Operational costs are a second major driver. Every design studio absorbs recurring production tools such as Adobe Creative Cloud, cloud storage, high-performance computers, Pantone licensing, screen calibrators, backup drives, and cybersecurity protections. Alongside these essentials are the premium assets that ensure commercial safety—images, fonts, vector systems, brushes, and templates that are licensed for business use. 

None of these are free. 

  • A single Adobe Stock commercial-license image most commonly ranges $8–$30, depending on subscription structure or credit pricing. 

  • Custom fonts for commercial use from Creative Fabrica typically range $12–$49 per typeface, with many professional families extending higher. 

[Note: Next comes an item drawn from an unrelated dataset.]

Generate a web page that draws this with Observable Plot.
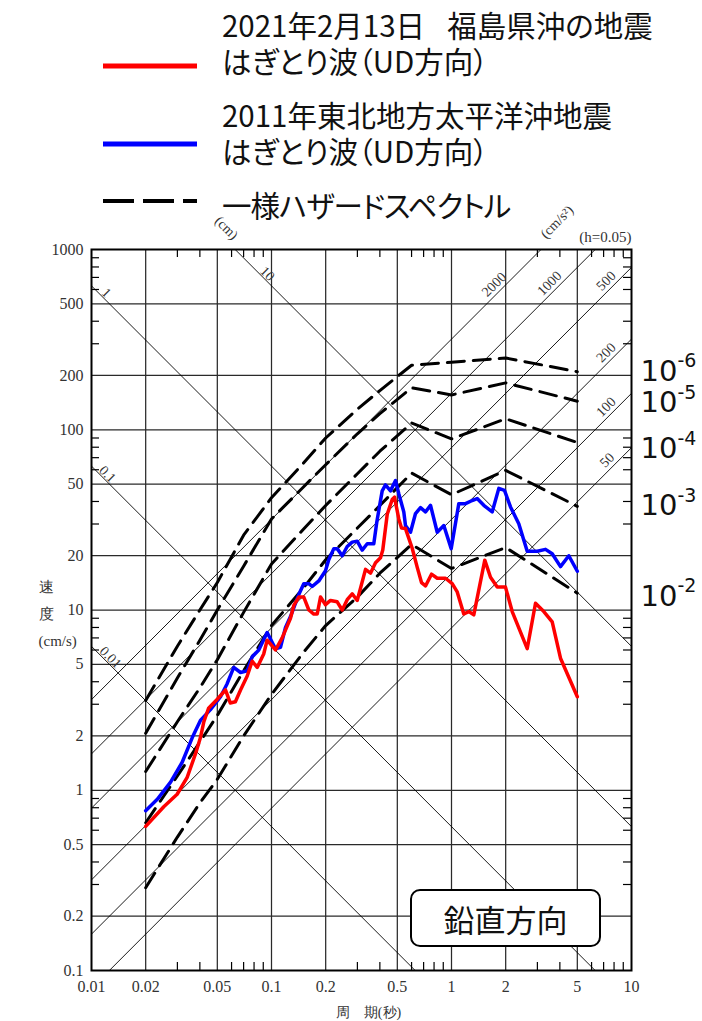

  • Specialty elements—such as brushes, textures, cinematic effects, patterns, or 3D components—generally run $9–$39 each, and are required when creating unique brand-level deliverables. 

  • Designers MUST purchase these assets per project to ensure the client owns protected, lawsuit-free creative materials, and those expenses come directly from the designer’s earnings unless itemized.

  • If none of the above are purchased, and you are creating elements on the hour. That is the cost of living (Rent, mortgage, lights, gas, and more) to make sure that asset is created.

  • Let’s add that up if your designer is charging $15/hr + $8 image + $12 font + $9 element. That totals to a graphic starting at $43 for someone at minimum wage or a single adult. 

The final component included in an hourly rate is the labor that clients never see: concept development, revisions, asset prep, export formatting, cleanup, color balancing, accessibility compliance, proofing, and preparing files for print or digital use. Each of these steps requires professional time, judgment, and technical skill. A project that visually takes two hours to produce (depending on skill level, which can negate error costs and time) often includes an additional two to three hours of backend work—designing for CMYK vs. RGB, correcting image noise, adjusting kerning, purchasing and managing commercial licenses, and building source files that hold up under brand growth.

An ethical designer also spends time preparing clients for future scalability, ensuring that what is produced today can expand into packaging, apparel, signage, websites, and social media without breaking fidelity. This is why hourly pricing is not simply “design time”—it is full creative stewardship that protects the client’s brand, legal safety, and long-term visual impact.